Housing Market Breaks Losing Streak, But Interest Rates Jump
After declining for five consecutive weeks, applications for home loans finally managed to post a gain. According to the Mortgage Bankers Association’s latest report, for the week ended December 6, loan applications edged 1 percent higher on a seasonally adjusted basis from one week earlier. It was only the eighth gain in 30 weeks.
The figure includes both refinancing and home purchase demand and covers more than 75 percent of all domestic retail residential mortgage applications. The seasonally adjusted purchase index also increased 1 percent from the prior week, but remains 3 percent lower than the week prior to Thanksgiving.

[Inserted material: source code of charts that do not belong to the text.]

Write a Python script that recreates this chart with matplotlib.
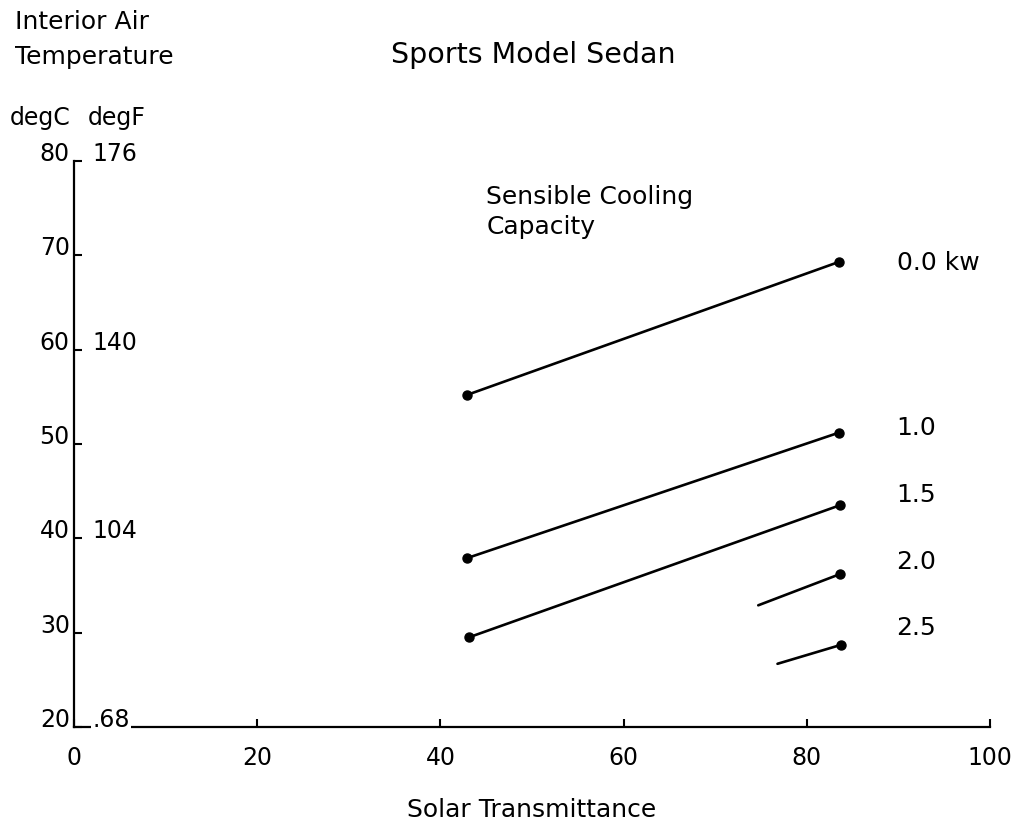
import matplotlib
matplotlib.use('Agg')
import matplotlib.pyplot as plt

matplotlib.rcParams.update({'font.family': 'DejaVu Sans', 'font.size': 17})

# cooling capacity lines (start / end of each segment)
capacity = ['0.0 kw', '1.0', '1.5', '2.0', '2.5']
trans_start = [42.9, 42.9, 43.1, 74.7, 76.8]
trans_end = [83.5, 83.5, 83.6, 83.6, 83.7]
temp_start = [55.2, 37.9, 29.5, 32.9, 26.7]
temp_end = [69.3, 51.2, 43.5, 36.2, 28.7]
start_dot = [True, True, True, False, False]
label_y = [69.2, 51.7, 44.6, 37.5, 30.5]

degc_ticks = [20, 30, 40, 50, 60, 70, 80]
degf_at = [80, 60, 40, 20]
degf_labels = ['176', '140', '104', '.68']
x_ticks = [0, 20, 40, 60, 80, 100]

fig = plt.figure(figsize=(10.2, 8.21), dpi=100)
ax = fig.add_axes([74/1020, 1-727/821, 916/1020, 566/821])

for i in range(len(capacity)):
    ax.plot([trans_start[i], trans_end[i]], [temp_start[i], temp_end[i]],
            color='black', lw=1.9, solid_capstyle='round')
    ax.plot([trans_end[i]], [temp_end[i]], 'o', color='black', ms=6.5)
    if start_dot[i]:
        ax.plot([trans_start[i]], [temp_start[i]], 'o', color='black', ms=6.5)
    ax.text(89.8, label_y[i], capacity[i], ha='left', va='center', fontsize=18)

ax.text(45, 74.6, 'Sensible Cooling\nCapacity', ha='left', va='center',
        fontsize=18, linespacing=1.3)

ax.set_xlim(0, 100)
ax.set_ylim(20, 80)
ax.set_xticks(x_ticks)
ax.set_yticks(degc_ticks)
for s in ['top', 'right']:
    ax.spines[s].set_visible(False)
for s in ['left', 'bottom']:
    ax.spines[s].set_linewidth(1.6)
ax.tick_params(axis='both', direction='in', length=6, width=1.5)
ax.tick_params(axis='x', pad=14, labelsize=17)
ax.tick_params(axis='y', pad=3, labelsize=17)
for t in ax.get_yticklabels():
    t.set_va('baseline')

for v, lab in zip(degf_at, degf_labels):
    ax.text(2.0, v, lab, ha='left', va='baseline', fontsize=17, clip_on=False,
            bbox=dict(facecolor='white', edgecolor='none', pad=1) if v == 20 else None)

ax.set_xlabel('Solar Transmittance', fontsize=18, labelpad=20)

fig.text(15/1020, 1-22/821, 'Interior Air', ha='left', va='center', fontsize=18)
fig.text(15/1020, 1-57/821, 'Temperature', ha='left', va='center', fontsize=18)
fig.text(10/1020, 1-118/821, 'degC', ha='left', va='center', fontsize=17)
fig.text(88/1020, 1-118/821, 'degF', ha='left', va='center', fontsize=17)
fig.text(533/1020, 1-55/821, 'Sports Model Sedan', ha='center', va='center', fontsize=20.5)

fig.savefig('out.png', dpi=100)
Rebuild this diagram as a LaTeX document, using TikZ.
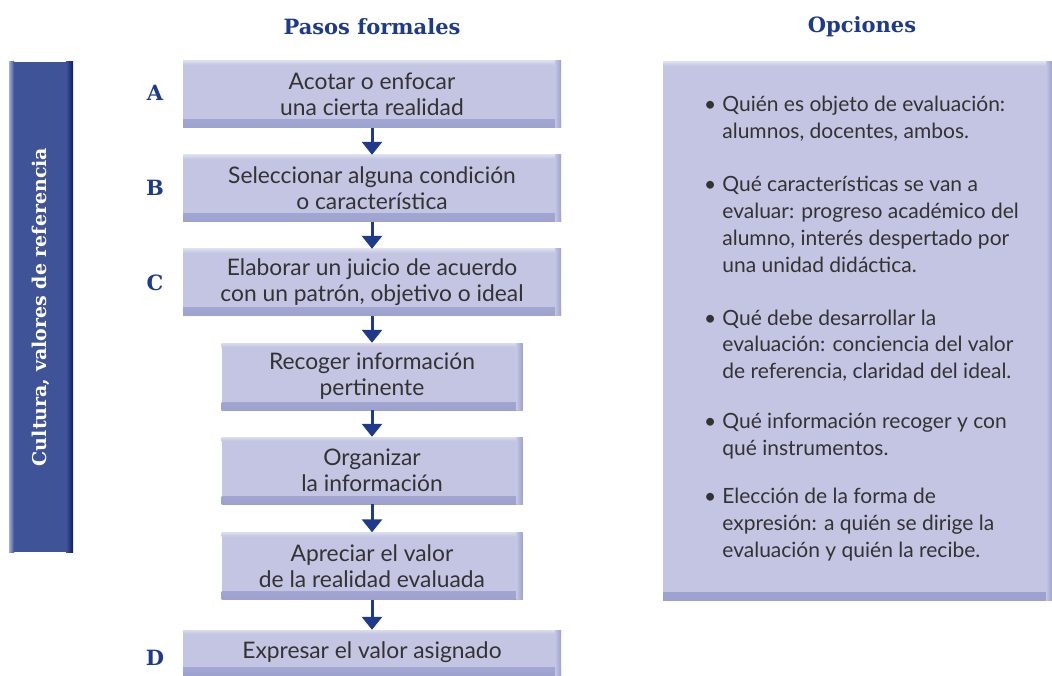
\documentclass[tikz,border=0pt]{standalone}
\usepackage{fontspec}
\setmainfont{Lato}
\newfontfamily\titfont{DejaVu Serif}
\usetikzlibrary{arrows.meta}

\definecolor{azul}{HTML}{1E3A8C}
\definecolor{cajafondo}{HTML}{C3C5E2}
\definecolor{cajaborde}{HTML}{9DA1CF}
\definecolor{cajaluz}{HTML}{DADCEE}
\definecolor{barra}{HTML}{3F5399}
\definecolor{barraosc}{HTML}{0E1E5E}
\definecolor{barraluz}{HTML}{A3ADD4}
\definecolor{texto}{HTML}{333333}

\tikzset{
  marco/.style={fill=cajafondo, inner sep=0pt,
    path picture={
      \shade[top color=cajafondo, bottom color=cajaborde]
        ([yshift=8pt]path picture bounding box.south west) rectangle (path picture bounding box.south east);
      \shade[top color=cajaluz, bottom color=cajafondo]
        (path picture bounding box.north west) rectangle ([yshift=-4pt]path picture bounding box.north east);
      \shade[left color=cajafondo, right color=cajaborde]
        ([xshift=-6pt]path picture bounding box.south east) rectangle (path picture bounding box.north east);
    }},
  paso/.style={marco, minimum width=378pt, minimum height=67pt, align=center,
    text=texto, font=\fontsize{22.8}{26}\selectfont},
  pasocorto/.style={paso, minimum width=301pt},
  letra/.style={font=\titfont\bfseries\fontsize{21}{24}\selectfont, text=azul},
  titulo/.style={font=\titfont\bfseries\fontsize{21}{24}\selectfont, text=azul},
  flecha/.style={draw=azul, line width=3pt, -{Triangle[width=20pt,length=13pt]}},
  opcion/.style={anchor=base west, inner sep=0pt, text=texto, font=\fontsize{21}{27}\selectfont},
}

\newcommand{\viñeta}[1]{\begin{tabular}[t]{@{}l@{\hspace{6pt}}l@{}}\textbullet & #1\end{tabular}}

\begin{document}
\begin{tikzpicture}[x=1pt, y=-1pt]
  \useasboundingbox (0,0) rectangle (1052,676);

  % Titulos
  \node[titulo] (tpasos) at (372,27) {Pasos formales};
  \node[titulo] (topc) at (862,27) {Opciones};

  % Barra lateral
  \fill[barra] (9,62) rectangle (73,552);
  \shade[left color=barraluz, right color=barra] (9,62) rectangle (14,552);
  \shade[left color=barra, right color=barraosc] (66,62) rectangle (73,552);
  \node[rotate=90, text=white, font=\titfont\bfseries\fontsize{19}{22}\selectfont] (cultura) at (41,307)
    {Cultura, valores de referencia};

  % Pasos
  \node[paso] (pasoA) at (372,94.5) {Acotar o enfocar\\una cierta realidad};
  \node[paso] (pasoB) at (372,188.5) {Seleccionar alguna condición\\o característica};
  \node[paso] (pasoC) at (372,282.5) {Elaborar un juicio de acuerdo\\con un patrón, objetivo o ideal};
  \node[pasocorto] (recoger) at (372,376.5) {Recoger información\\pertinente};
  \node[pasocorto] (organizar) at (372,470.5) {Organizar\\la información};
  \node[pasocorto] (apreciar) at (372,566) {Apreciar el valor\\de la realidad evaluada};
  \node[paso, minimum height=45pt] (pasoD) at (372,652.5) {Expresar el valor asignado};

  % Letras
  \node[letra] (letA) at (155,93) {A};
  \node[letra] (letB) at (155,188) {B};
  \node[letra] (letC) at (155,283) {C};
  \node[letra] (letD) at (155,658) {D};

  % Flechas
  \draw[flecha] (pasoA) -- (pasoB);
  \draw[flecha] (pasoB) -- (pasoC);
  \draw[flecha] (pasoC) -- (recoger);
  \draw[flecha] (recoger) -- (organizar);
  \draw[flecha] (organizar) -- (apreciar);
  \draw[flecha] (apreciar) -- (pasoD);

  % Opciones
  \node[marco, minimum width=389pt, minimum height=538pt] (opciones) at (857.5,331) {};
  \node[opcion] (opc1) at (704,112) {\viñeta{Quién es objeto de evaluación:\\ & alumnos, docentes, ambos.}};
  \node[opcion] (opc2) at (704,192) {\viñeta{Qué características se van a\\ & evaluar: progreso académico del\\ & alumno, interés despertado por\\ & una unidad didáctica.}};
  \node[opcion] (opc3) at (704,325) {\viñeta{Qué debe desarrollar la\\ & evaluación: conciencia del valor\\ & de referencia, claridad del ideal.}};
  \node[opcion] (opc4) at (704,428) {\viñeta{Qué información recoger y con\\ & qué instrumentos.}};
  \node[opcion] (opc5) at (704,503) {\viñeta{Elección de la forma de\\ & expresión: a quién se dirige la\\ & evaluación y quién la recibe.}};
\end{tikzpicture}
\end{document}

The industry group’s refinance index climbed 2 percent higher from the previous week and was 16 percent lower than the week prior to Thanksgiving. Overall, the refinance share of mortgage activity accounted for 65 percent of total applications compared to 63 percent from a week earlier. However, with interest rates on the rise, refinance activity is not expected to pick up significant momentum anytime soon.
Amid talks of the Federal Reserve dialing down its bond-purchasing program, the average interest rate for a 30-year fixed-rate mortgage increased from 4.51 percent to 4.61 percent, the highest rate since September. The most recent average rate for a 15-year fixed-rate mortgage came in at 3.66 percent, up from 3.56. Looking ahead, Zillow expects mortgage rates to exceed 5 percent for the first time since early 2010 next year.
Even though interest rates are low on a historic basis, affordability is near its worst level in about five years due to surging home prices. Earlier this month, CoreLogic reported that home prices were up 12.5 percent in October on a year-over-year basis, logging their 20th consecutive month of gains. In fact, prices have posted double-digit gains for nine straight months.